Juror #2 is one of the few recent mainstream American films that seems to be aimed at adults. This perhaps explains why it was deep sixed by Warner Brothers. Nevertheless, it further demonstrates what a solid and consistent film craftsman Eastwood is. If this is his final film, it is a worthy send off.   


Les Favoris de la lune

Fetching a price in Les Favoris de la lune
Otar Iosseliani, a Georgian filmmaker who died just a year ago, has gone largely unheralded in the English speaking world. Les Favoris de la lune, his first feature after emigrating to France in 1982, won a jury prize in Venice, but, like most of his films, failed to make much of an impact outside continental Europe. Most of the English or American reviews of it I could dig up, like those by Neil Young and Vincent Canby, gave it the back of their hand, but I found the film to be spritely and enormously entertaining.

This 1984 film follows the lives of twenty or so characters, from the haute bourgeoisie to beggars, in then present day Paris. The films also leapfrogs across time as it follows the modern provenance of a 19th century painting and some 18th century crockery. The interlacing stories has brought comparisons to the films of Robert Altman and I noted some traces of Blake Edwards in how Iosseliani and co-scenarist Gérard Brach, most famous for his scripts for Roman Polanski, inject tart observations on sexism, racism, and classism within the framework of an absurdist farce. Les Favoris de la lune focuses on the exchange of commerce between people by both accepted and nefarious means. Everyone is on the make for financial and sexual gain. The matter of fact portrayal of sex workers tips us that the director's sympathy is with the dispossessed. The film is not dissimilar to Robert Bresson's 1983 masterpiece L'Argent, if Bresson had had a sense of humor. Some have criticized the director for being more interested in objects than people, but that misses the point. Iosseliani bluntly described the film as "...an attack on those who seek to fill the void around them with a false culture of objects and possessions."

I feel that the most obvious comparison of this film is to the work of Luis Buñuel, a point seized upon by Vincent Canby in his 1985 New York Times pan of the film. Certainly Iosseliani wants to takes pokes at the European bourgeoisie just like the Spanish master, but there are also other areas of intersection: Surrealism, Marxism, terrorism, voyeurism, and, avoiding the isms for a sec, carnivorous plants. Iosseliani also slips in portents of the surveillance state which was unforeseen in Bunuel's ouevre. Canby was perhaps partially right in that Les Favoris... is not quite as strong as Belle du Jour or The Discrete Charm of the Bourgeoisie, but what films are? I prefer Les Favoris de la lune to such late Buñuel efforts as Tristana, The Phantom of Liberty, and even That Obscure Object of Desire.

Iosseliani works wonders with his cast of figures who, mostly, only had periphereal film careers. The sole castmate who was sprinkled with stardust is the young Mathieu Amalric who plays a neophyte hoodlum. However, this is a film that stresses ensemble playing over star turns.
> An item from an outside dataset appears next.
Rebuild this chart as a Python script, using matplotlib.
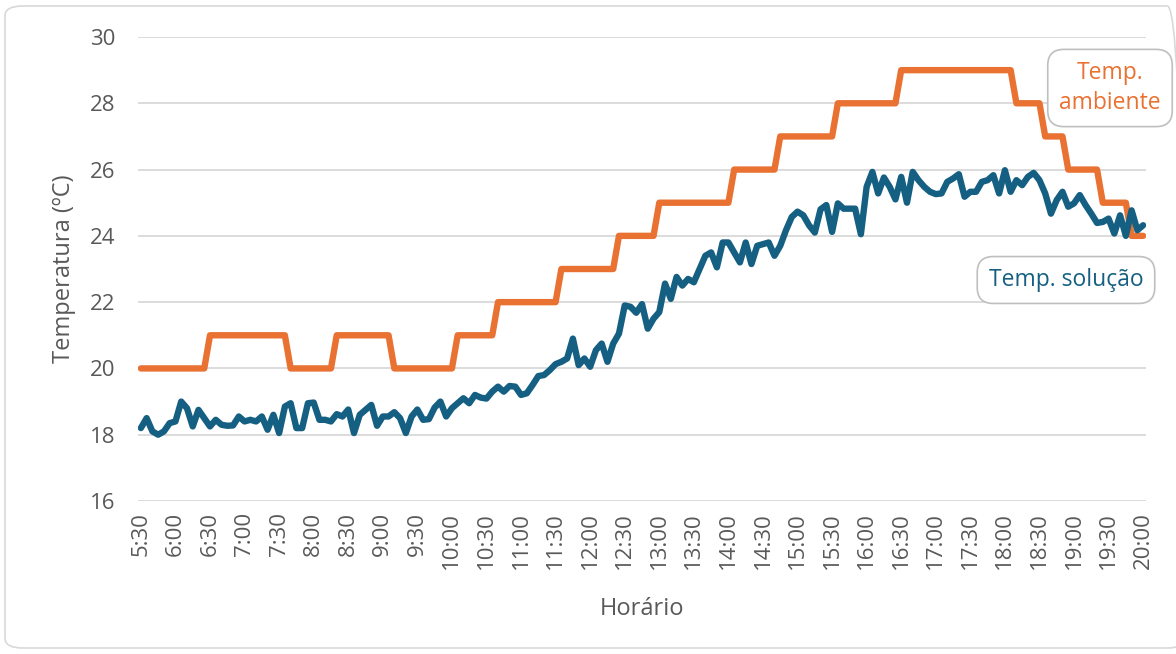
import matplotlib.pyplot as plt
from matplotlib.patches import FancyBboxPatch
import numpy as np

plt.rcParams['font.family'] = ['Open Sans', 'DejaVu Sans']

# leituras a cada 5 minutos, das 5:30 as 20:00
temp_solucao = [
    18.2, 18.5, 18.1, 18.0, 18.1, 18.35, 18.4, 19.0, 18.8, 18.25,
    18.75, 18.5, 18.25, 18.45, 18.3, 18.27, 18.28, 18.55, 18.4, 18.45,
    18.4, 18.55, 18.15, 18.6, 18.05, 18.85, 18.95, 18.2, 18.2, 18.95,
    18.97, 18.45, 18.45, 18.4, 18.62, 18.55, 18.76, 18.05, 18.6, 18.75,
    18.9, 18.27, 18.55, 18.55, 18.68, 18.5, 18.05, 18.55, 18.76, 18.45,
    18.47, 18.82, 19.0, 18.55, 18.8, 18.95, 19.1, 18.95, 19.2, 19.12,
    19.09, 19.3, 19.45, 19.3, 19.47, 19.45, 19.2, 19.25, 19.5, 19.77,
    19.8, 19.95, 20.13, 20.2, 20.3, 20.9, 20.1, 20.3, 20.05, 20.55,
    20.75, 20.2, 20.75, 21.05, 21.9, 21.86, 21.68, 21.94, 21.2, 21.5,
    21.7, 22.56, 22.1, 22.76, 22.5, 22.7, 22.6, 23.0, 23.4, 23.5,
    23.05, 23.8, 23.8, 23.5, 23.2, 23.8, 23.15, 23.7, 23.75, 23.8,
    23.4, 23.7, 24.17, 24.57, 24.73, 24.62, 24.32, 24.1, 24.8, 24.93,
    24.12, 24.98, 24.82, 24.82, 24.82, 24.05, 25.48, 25.93, 25.28, 25.76,
    25.48, 25.1, 25.78, 25.0, 25.93, 25.68, 25.48, 25.33, 25.26, 25.28,
    25.63, 25.73, 25.86, 25.18, 25.33, 25.33, 25.63, 25.68, 25.83, 25.28,
    25.98, 25.33, 25.68, 25.53, 25.78, 25.9, 25.68, 25.28, 24.67, 25.08,
    25.33, 24.88, 24.98, 25.23, 24.93, 24.67, 24.39, 24.42, 24.52, 24.07,
    24.62, 24.0, 24.77, 24.17, 24.32,
]

temp_ambiente = (
    [20] * 12 + [21] * 14 + [20] * 8 + [21] * 10 + [20] * 11 + [21] * 7
    + [22] * 11 + [23] * 10 + [24] * 7 + [25] * 13 + [26] * 8 + [27] * 10
    + [28] * 11 + [29] * 20 + [28] * 5 + [27] * 4 + [26] * 6 + [25] * 5
    + [24] * 3
)

horarios = ['5:30', '6:00', '6:30', '7:00', '7:30', '8:00', '8:30', '9:00',
            '9:30', '10:00', '10:30', '11:00', '11:30', '12:00', '12:30',
            '13:00', '13:30', '14:00', '14:30', '15:00', '15:30', '16:00',
            '16:30', '17:00', '17:30', '18:00', '18:30', '19:00', '19:30',
            '20:00']

laranja = '#E97132'
azul = '#156082'
cinza = '#595959'

x = np.arange(len(temp_solucao))

fig = plt.figure(figsize=(11.76, 6.54), dpi=100)
ax = fig.add_axes([138 / 1176, 1 - 501 / 654, (1146 - 138) / 1176, (501 - 37) / 654])

ax.plot(x, temp_ambiente, color=laranja, lw=4.6, solid_joinstyle='round', solid_capstyle='round')
ax.plot(x, temp_solucao, color=azul, lw=4.6, solid_joinstyle='round', solid_capstyle='round')

ax.set_xlim(-0.5, len(x) - 0.5)
ax.set_ylim(16, 30)
ax.set_yticks(np.arange(16, 31, 2))
ax.set_xticks(np.arange(0, len(x), 6))
ax.set_xticklabels(horarios, rotation=90)

for s in ax.spines.values():
    s.set_visible(False)
ax.yaxis.grid(True, color='#d9d9d9', lw=1.3)
ax.set_axisbelow(True)
ax.tick_params(axis='both', length=0, labelsize=16, labelcolor=cinza)
ax.tick_params(axis='y', pad=16)
ax.tick_params(axis='x', pad=8)

ax.set_xlabel('Horário', fontsize=17, color=cinza, labelpad=20)
ax.set_ylabel('Temperatura (ºC)', fontsize=17, color=cinza, labelpad=10)

caixa = dict(boxstyle='round,pad=0.5,rounding_size=0.7', fc='white', ec='#bfbfbf', lw=1.2)
fig.text(1110 / 1176, 1 - 88 / 654, 'Temp.\nambiente', color=laranja, fontsize=16.5,
         ha='center', va='center', linespacing=1.35, bbox=caixa)
fig.text(1066 / 1176, 1 - 280 / 654, 'Temp. solução', color=azul, fontsize=16.5,
         ha='center', va='center', bbox=caixa)

# borda da area do grafico
borda = FancyBboxPatch((5 / 1176, 6 / 654), 1180 / 1176, 642 / 654,
                       boxstyle='round,pad=0,rounding_size=0.015',
                       transform=fig.transFigure, fill=False, ec='#d9d9d9', lw=1.2)
fig.patches.append(borda)

plt.savefig('out.png', dpi=100)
The essence of this anarchic film is best summed up by Shakespearean quote from Henry IV  Part 1 which inspired Les Favoris de la lune's title and which is cited within the film.
                        Diana's foresters, gentlemen of the shade, minions of the moon,
                        and let men say we be men of good government, being governed,
                        as the sea is, by our noble and chaste mistress of the moon, under
                        whose countenance we steal.
Falstaff's tribute to his criminal cohorts sums up the unruly energies governing Iosseliani's film.